Haslam's Pilot Flying J Shaken by FBI Fraud Investigation

The friendliest place on the web for anyone with an RV or an interest in RVing!
If you have answers, please help by responding to the unanswered posts.

John Canfield

Site Team
Joined
Aug 8, 2006
Posts
14,121
Location
Texas Hill Country
Article excerpts in today's Wall Street Journal.  Haslam's son Jimmy bought the Cleveland Brown football team last year.

"On April 15, agents of the Federal Bureau of Investigation and the Internal Revenue Service in bulletproof vests executed search warrants at "Pilot Park" headquarters and seized binders, handwritten notes, emails and computer files. Three days later, a federal judge unsealed a 120-page affidavit, which alleged probable cause to believe there was a scheme by Pilot sales staff to defraud trucking-company customers that buy diesel at its truck stops by shorting rebate money Pilot owed them. A confidential informant told the FBI that Jimmy Haslam knew about the scheme, according to the affidavit.

The scandal has shaken a company that fuels the nation's trucking industry, and it has put the spotlight on a hard-charging family that says it borrows tactics from the football field to excel in the tough business of peddling diesel."......

"Lawyers and Pilot's trucking customers have filed 15 lawsuits against Pilot. Five Pilot sales employees have reached plea agreements with federal prosecutors. Both the company and its board are conducting separate investigations. The company's credit ratings have been put on negative watch for possible downgrade by Moody's Investors Service and Standard & Poor's Corp.

"Our legal counsel has advised us not to be surprised by class-action lawsuits and we've expected them and we'll defend them appropriately," said company spokesman Tom Ingram. Mr. Ingram said the plea agreements were "very disappointing."

Pilot was already under pressure to grow revenue, according to Jimmy Haslam. While it is the biggest retailer of diesel to the nation's trucks, its market has been contracting as truckers rely less on brand loyalty programs and more on logistics software to choose where to stop for fuel. "
 
Oh, I just noticed the raid was a couple of months ago.  Here's the closing in the article:

"Mr. Haslam won't discuss the particulars of the April FBI raid. All he says, his normally booming voice quaking, is: "I'm glad Dad wasn't there, OK?" Big Jim first heard of it in a phone call from his assistant on a bike ride in Hilton Head, S.C. Bill Haslam got a text alert on his cellphone. "I'm thinking, what in the world?" he said. He thought something violent had occurred.

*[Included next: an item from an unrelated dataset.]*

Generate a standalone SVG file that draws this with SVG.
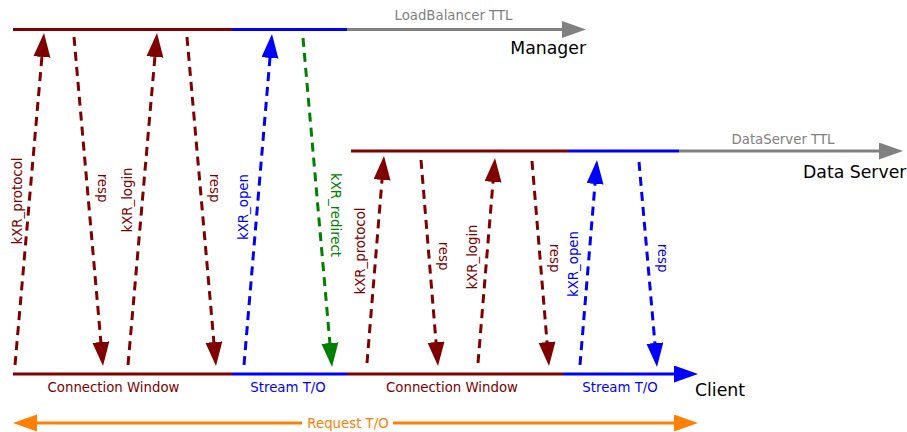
<svg xmlns="http://www.w3.org/2000/svg" width="907" height="432" viewBox="0 0 907 432">
<style>
text{font-family:"DejaVu Sans","Liberation Sans",sans-serif;font-size:13.3px}
.big{font-size:17.3px;fill:#000}
.dr{fill:#800000}.bl{fill:#0000ff}.gr{fill:#008000}.gy{fill:#808080}.or{fill:#ff8000}
.h{stroke-width:3;fill:none}
.d{stroke-width:3;fill:none;stroke-dasharray:9,6}
</style>
<defs>
<marker id="mDr" markerUnits="userSpaceOnUse" markerWidth="25" markerHeight="18" refX="12" refY="8.5" orient="auto"><path d="M0,0L24,8.5L0,17z" fill="#800000"/></marker>
<marker id="mBl" markerUnits="userSpaceOnUse" markerWidth="25" markerHeight="18" refX="12" refY="8.5" orient="auto"><path d="M0,0L24,8.5L0,17z" fill="#0000ff"/></marker>
<marker id="mGr" markerUnits="userSpaceOnUse" markerWidth="25" markerHeight="18" refX="12" refY="8.5" orient="auto"><path d="M0,0L24,8.5L0,17z" fill="#008000"/></marker>
<marker id="mGy" markerUnits="userSpaceOnUse" markerWidth="25" markerHeight="18" refX="12" refY="8.5" orient="auto"><path d="M0,0L24,8.5L0,17z" fill="#808080"/></marker>
<marker id="mOr" markerUnits="userSpaceOnUse" markerWidth="25" markerHeight="18" refX="12" refY="8.5" orient="auto-start-reverse"><path d="M0,0L24,8.5L0,17z" fill="#ff8000"/></marker>
</defs>

<g id="manager">
<line class="h" x1="13" y1="29.5" x2="232" y2="29.5" stroke="#800000"/>
<line class="h" x1="232" y1="29.5" x2="347" y2="29.5" stroke="#0000ff"/>
<line class="h" x1="347" y1="29.5" x2="574" y2="29.5" stroke="#808080" marker-end="url(#mGy)"/>
<text class="gy" x="453.5" y="20" text-anchor="middle">LoadBalancer TTL</text>
<text class="big" x="586" y="54" text-anchor="end">Manager</text>
</g>

<g id="dataserver">
<line class="h" x1="351" y1="151" x2="568" y2="151" stroke="#800000"/>
<line class="h" x1="568" y1="151" x2="679" y2="151" stroke="#0000ff"/>
<line class="h" x1="679" y1="151" x2="891" y2="151" stroke="#808080" marker-end="url(#mGy)"/>
<text class="gy" x="783" y="144" text-anchor="middle">DataServer TTL</text>
<text class="big" x="803" y="178">Data Server</text>
</g>

<g id="client">
<line class="h" x1="13" y1="374" x2="232" y2="374" stroke="#800000"/>
<line class="h" x1="232" y1="374" x2="347" y2="374" stroke="#0000ff"/>
<line class="h" x1="347" y1="374" x2="563" y2="374" stroke="#800000"/>
<line class="h" x1="563" y1="374" x2="686" y2="374" stroke="#0000ff" marker-end="url(#mBl)"/>
<text class="dr" x="113.5" y="392" text-anchor="middle">Connection Window</text>
<text class="bl" x="288" y="392" text-anchor="middle">Stream T/O</text>
<text class="dr" x="452" y="392" text-anchor="middle">Connection Window</text>
<text class="bl" x="620" y="392" text-anchor="middle">Stream T/O</text>
<text class="big" x="695" y="396">Client</text>
</g>

<g id="request">
<line class="h" x1="25" y1="423" x2="686" y2="423" stroke="#ff8000" marker-start="url(#mOr)" marker-end="url(#mOr)"/>
<rect x="302" y="414" width="91" height="17" fill="#fff"/>
<text class="or" x="348" y="428" text-anchor="middle">Request T/O</text>
</g>

<g id="connectors">
<line class="d" x1="15" y1="365" x2="42.96" y2="44.95" stroke="#800000" marker-end="url(#mDr)"/>
<line class="d" x1="74" y1="37" x2="101.95" y2="354.05" stroke="#800000" marker-end="url(#mDr)"/>
<line class="d" x1="128" y1="365" x2="155.96" y2="44.95" stroke="#800000" marker-end="url(#mDr)"/>
<line class="d" x1="187" y1="37" x2="214.95" y2="354.05" stroke="#800000" marker-end="url(#mDr)"/>
<line class="d" x1="244" y1="365" x2="270.99" y2="45.96" stroke="#0000ff" marker-end="url(#mBl)"/>
<line class="d" x1="303" y1="38" x2="330.95" y2="355.05" stroke="#008000" marker-end="url(#mGr)"/>
<line class="d" x1="367" y1="363" x2="383.02" y2="167.96" stroke="#800000" marker-end="url(#mDr)"/>
<line class="d" x1="421" y1="160" x2="437.01" y2="354.04" stroke="#800000" marker-end="url(#mDr)"/>
<line class="d" x1="478" y1="363" x2="494.01" y2="169.96" stroke="#800000" marker-end="url(#mDr)"/>
<line class="d" x1="532" y1="161" x2="548.01" y2="354.04" stroke="#800000" marker-end="url(#mDr)"/>
<line class="d" x1="580" y1="365" x2="596.01" y2="171.96" stroke="#0000ff" marker-end="url(#mBl)"/>
<line class="d" x1="639" y1="162" x2="655.95" y2="355.05" stroke="#0000ff" marker-end="url(#mBl)"/>

<text class="dr" transform="translate(22,201) rotate(-90)" text-anchor="middle">kXR_protocol</text>
<text class="dr" transform="translate(98,188) rotate(90)" text-anchor="middle">resp</text>
<text class="dr" transform="translate(132,200) rotate(-90)" text-anchor="middle">kXR_login</text>
<text class="dr" transform="translate(210,188) rotate(90)" text-anchor="middle">resp</text>
<text class="bl" transform="translate(247.5,207) rotate(-90)" text-anchor="middle">kXR_open</text>
<text class="gr" transform="translate(330.5,215) rotate(90)" text-anchor="middle">kXR_redirect</text>
<text class="dr" transform="translate(364.5,251) rotate(-90)" text-anchor="middle">kXR_protocol</text>
<text class="dr" transform="translate(439,256) rotate(90)" text-anchor="middle">resp</text>
<text class="dr" transform="translate(476.5,257) rotate(-90)" text-anchor="middle">kXR_login</text>
<text class="dr" transform="translate(550,258) rotate(90)" text-anchor="middle">resp</text>
<text class="bl" transform="translate(577.5,264) rotate(-90)" text-anchor="middle">kXR_open</text>
<text class="bl" transform="translate(658,258) rotate(90)" text-anchor="middle">resp</text>
</g>
</svg>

Now the Haslams face a long summer. In the month after the raid, Pilot sales dipped and its suppliers began to shorten the time they gave Pilot to pay them. The ratings firms are wary of that kind of reaction because it could hurt Pilot's liquidity. Jimmy Haslam says things now have stabilized."
 
It doesn't look good for him.  I've been following this story, not that I have enough trucks for them to give me much of a discount, but just to see how they take advantage of truckers.  Here's a link with the latest; (maybe you can shorten it up for me, I've tried without success)

http://tinyurl.com/n9ne6kh

Here they are saying that senior management knew about the scheme all along.  Another take I've heard over at Landlinenow is that they were targeting minority owned trucking companies as they were not smart enough to catch on to the scheme.  So it should be an interesting summer of events.


Edit by John: made long URL into a shorter one
 
It's really pathetic that apparently Pilot's corporate culture has fostered or at least tolerated this kind of environment.  What is now taught in business schools about ethics is to "do what you think is right for you, your family, and/or your company.."  People don't want to take a moral stand, nothing is black and white - there are "gray" areas now.  That's total hogwash.